- _Source data_:
━━━━━━━━━━

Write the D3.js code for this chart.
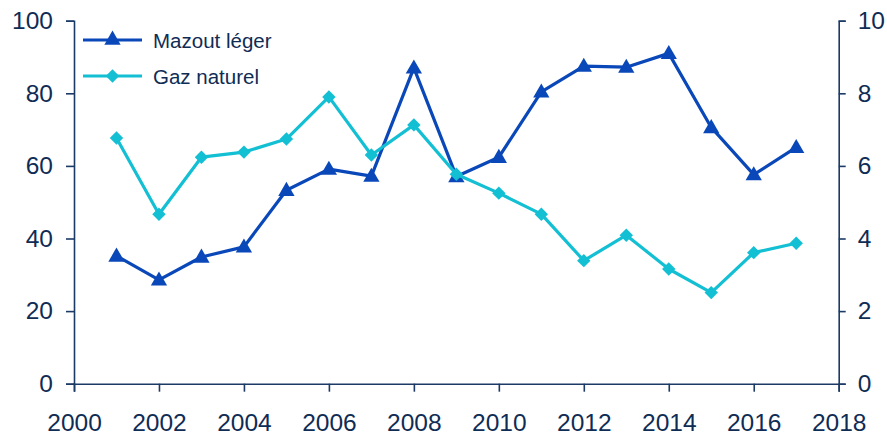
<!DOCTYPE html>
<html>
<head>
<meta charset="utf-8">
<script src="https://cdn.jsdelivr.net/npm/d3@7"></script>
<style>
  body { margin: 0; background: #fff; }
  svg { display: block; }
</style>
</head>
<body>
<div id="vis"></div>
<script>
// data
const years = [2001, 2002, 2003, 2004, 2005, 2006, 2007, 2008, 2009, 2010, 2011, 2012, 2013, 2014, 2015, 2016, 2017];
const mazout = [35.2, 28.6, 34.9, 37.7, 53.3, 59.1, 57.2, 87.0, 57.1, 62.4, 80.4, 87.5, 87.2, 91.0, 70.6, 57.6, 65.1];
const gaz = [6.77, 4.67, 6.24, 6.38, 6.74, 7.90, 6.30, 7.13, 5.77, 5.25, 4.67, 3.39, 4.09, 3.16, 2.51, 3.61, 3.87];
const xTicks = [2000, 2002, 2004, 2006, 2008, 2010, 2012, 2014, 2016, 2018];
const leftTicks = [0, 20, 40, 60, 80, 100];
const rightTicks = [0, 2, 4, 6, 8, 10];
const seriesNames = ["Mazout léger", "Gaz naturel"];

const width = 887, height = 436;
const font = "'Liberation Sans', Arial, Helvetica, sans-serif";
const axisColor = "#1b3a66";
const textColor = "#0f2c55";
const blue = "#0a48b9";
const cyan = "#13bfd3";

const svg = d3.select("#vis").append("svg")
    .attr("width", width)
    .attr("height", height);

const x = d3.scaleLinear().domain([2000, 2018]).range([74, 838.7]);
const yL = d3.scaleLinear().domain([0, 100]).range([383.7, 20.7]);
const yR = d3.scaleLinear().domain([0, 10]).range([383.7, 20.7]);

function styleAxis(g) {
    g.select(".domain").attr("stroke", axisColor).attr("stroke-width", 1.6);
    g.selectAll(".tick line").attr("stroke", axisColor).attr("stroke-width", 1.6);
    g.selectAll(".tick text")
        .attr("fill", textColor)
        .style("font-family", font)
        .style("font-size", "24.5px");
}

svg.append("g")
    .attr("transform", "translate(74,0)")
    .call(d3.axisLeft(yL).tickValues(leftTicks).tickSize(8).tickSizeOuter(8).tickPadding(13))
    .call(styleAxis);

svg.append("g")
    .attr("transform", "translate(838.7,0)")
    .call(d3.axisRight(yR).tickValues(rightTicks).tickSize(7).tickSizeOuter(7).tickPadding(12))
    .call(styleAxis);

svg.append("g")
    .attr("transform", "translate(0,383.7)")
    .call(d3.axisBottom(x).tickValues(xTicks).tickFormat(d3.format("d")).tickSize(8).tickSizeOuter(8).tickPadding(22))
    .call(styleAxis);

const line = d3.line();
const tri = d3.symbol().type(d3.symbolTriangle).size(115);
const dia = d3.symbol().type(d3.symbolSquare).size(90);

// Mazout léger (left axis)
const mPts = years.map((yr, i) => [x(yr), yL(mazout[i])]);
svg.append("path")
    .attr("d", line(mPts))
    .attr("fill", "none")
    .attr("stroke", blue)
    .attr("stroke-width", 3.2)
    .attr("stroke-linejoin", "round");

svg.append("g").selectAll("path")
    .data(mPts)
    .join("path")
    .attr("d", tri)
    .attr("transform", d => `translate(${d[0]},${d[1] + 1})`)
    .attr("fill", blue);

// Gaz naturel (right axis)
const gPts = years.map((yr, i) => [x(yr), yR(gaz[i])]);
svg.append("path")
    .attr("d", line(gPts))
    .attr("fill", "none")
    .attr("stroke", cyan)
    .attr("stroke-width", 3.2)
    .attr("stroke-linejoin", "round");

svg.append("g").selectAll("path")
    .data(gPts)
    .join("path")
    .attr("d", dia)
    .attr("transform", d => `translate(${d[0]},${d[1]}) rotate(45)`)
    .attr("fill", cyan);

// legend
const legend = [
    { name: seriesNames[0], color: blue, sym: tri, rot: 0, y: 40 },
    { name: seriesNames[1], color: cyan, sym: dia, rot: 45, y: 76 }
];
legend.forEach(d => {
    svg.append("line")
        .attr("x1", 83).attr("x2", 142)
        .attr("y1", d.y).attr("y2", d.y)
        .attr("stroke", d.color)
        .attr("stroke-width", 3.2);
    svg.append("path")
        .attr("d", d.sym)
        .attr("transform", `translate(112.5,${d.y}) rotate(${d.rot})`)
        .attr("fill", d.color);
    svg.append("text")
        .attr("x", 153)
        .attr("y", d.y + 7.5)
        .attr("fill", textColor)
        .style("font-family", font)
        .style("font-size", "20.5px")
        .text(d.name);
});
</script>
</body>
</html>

━━━━━━━━━━

- _Work instructions_: Transcribe the whole listing, character for character, but not its images.

- _Solution to the exercise_:
Write the D3.js code for this chart.
<!DOCTYPE html>
<html>
<head>
<meta charset="utf-8">
<script src="https://cdn.jsdelivr.net/npm/d3@7"></script>
<style>
  body { margin: 0; background: #fff; }
  svg { display: block; }
</style>
</head>
<body>
<div id="vis"></div>
<script>
// data
const years = [2001, 2002, 2003, 2004, 2005, 2006, 2007, 2008, 2009, 2010, 2011, 2012, 2013, 2014, 2015, 2016, 2017];
const mazout = [35.2, 28.6, 34.9, 37.7, 53.3, 59.1, 57.2, 87.0, 57.1, 62.4, 80.4, 87.5, 87.2, 91.0, 70.6, 57.6, 65.1];
const gaz = [6.77, 4.67, 6.24, 6.38, 6.74, 7.90, 6.30, 7.13, 5.77, 5.25, 4.67, 3.39, 4.09, 3.16, 2.51, 3.61, 3.87];
const xTicks = [2000, 2002, 2004, 2006, 2008, 2010, 2012, 2014, 2016, 2018];
const leftTicks = [0, 20, 40, 60, 80, 100];
const rightTicks = [0, 2, 4, 6, 8, 10];
const seriesNames = ["Mazout léger", "Gaz naturel"];

const width = 887, height = 436;
const font = "'Liberation Sans', Arial, Helvetica, sans-serif";
const axisColor = "#1b3a66";
const textColor = "#0f2c55";
const blue = "#0a48b9";
const cyan = "#13bfd3";

const svg = d3.select("#vis").append("svg")
    .attr("width", width)
    .attr("height", height);

const x = d3.scaleLinear().domain([2000, 2018]).range([74, 838.7]);
const yL = d3.scaleLinear().domain([0, 100]).range([383.7, 20.7]);
const yR = d3.scaleLinear().domain([0, 10]).range([383.7, 20.7]);

function styleAxis(g) {
    g.select(".domain").attr("stroke", axisColor).attr("stroke-width", 1.6);
    g.selectAll(".tick line").attr("stroke", axisColor).attr("stroke-width", 1.6);
    g.selectAll(".tick text")
        .attr("fill", textColor)
        .style("font-family", font)
        .style("font-size", "24.5px");
}

svg.append("g")
    .attr("transform", "translate(74,0)")
    .call(d3.axisLeft(yL).tickValues(leftTicks).tickSize(8).tickSizeOuter(8).tickPadding(13))
    .call(styleAxis);

svg.append("g")
    .attr("transform", "translate(838.7,0)")
    .call(d3.axisRight(yR).tickValues(rightTicks).tickSize(7).tickSizeOuter(7).tickPadding(12))
    .call(styleAxis);

svg.append("g")
    .attr("transform", "translate(0,383.7)")
    .call(d3.axisBottom(x).tickValues(xTicks).tickFormat(d3.format("d")).tickSize(8).tickSizeOuter(8).tickPadding(22))
    .call(styleAxis);

const line = d3.line();
const tri = d3.symbol().type(d3.symbolTriangle).size(115);
const dia = d3.symbol().type(d3.symbolSquare).size(90);

// Mazout léger (left axis)
const mPts = years.map((yr, i) => [x(yr), yL(mazout[i])]);
svg.append("path")
    .attr("d", line(mPts))
    .attr("fill", "none")
    .attr("stroke", blue)
    .attr("stroke-width", 3.2)
    .attr("stroke-linejoin", "round");

svg.append("g").selectAll("path")
    .data(mPts)
    .join("path")
    .attr("d", tri)
    .attr("transform", d => `translate(${d[0]},${d[1] + 1})`)
    .attr("fill", blue);

// Gaz naturel (right axis)
const gPts = years.map((yr, i) => [x(yr), yR(gaz[i])]);
svg.append("path")
    .attr("d", line(gPts))
    .attr("fill", "none")
    .attr("stroke", cyan)
    .attr("stroke-width", 3.2)
    .attr("stroke-linejoin", "round");

svg.append("g").selectAll("path")
    .data(gPts)
    .join("path")
    .attr("d", dia)
    .attr("transform", d => `translate(${d[0]},${d[1]}) rotate(45)`)
    .attr("fill", cyan);

// legend
const legend = [
    { name: seriesNames[0], color: blue, sym: tri, rot: 0, y: 40 },
    { name: seriesNames[1], color: cyan, sym: dia, rot: 45, y: 76 }
];
legend.forEach(d => {
    svg.append("line")
        .attr("x1", 83).attr("x2", 142)
        .attr("y1", d.y).attr("y2", d.y)
        .attr("stroke", d.color)
        .attr("stroke-width", 3.2);
    svg.append("path")
        .attr("d", d.sym)
        .attr("transform", `translate(112.5,${d.y}) rotate(${d.rot})`)
        .attr("fill", d.color);
    svg.append("text")
        .attr("x", 153)
        .attr("y", d.y + 7.5)
        .attr("fill", textColor)
        .style("font-family", font)
        .style("font-size", "20.5px")
        .text(d.name);
});
</script>
</body>
</html>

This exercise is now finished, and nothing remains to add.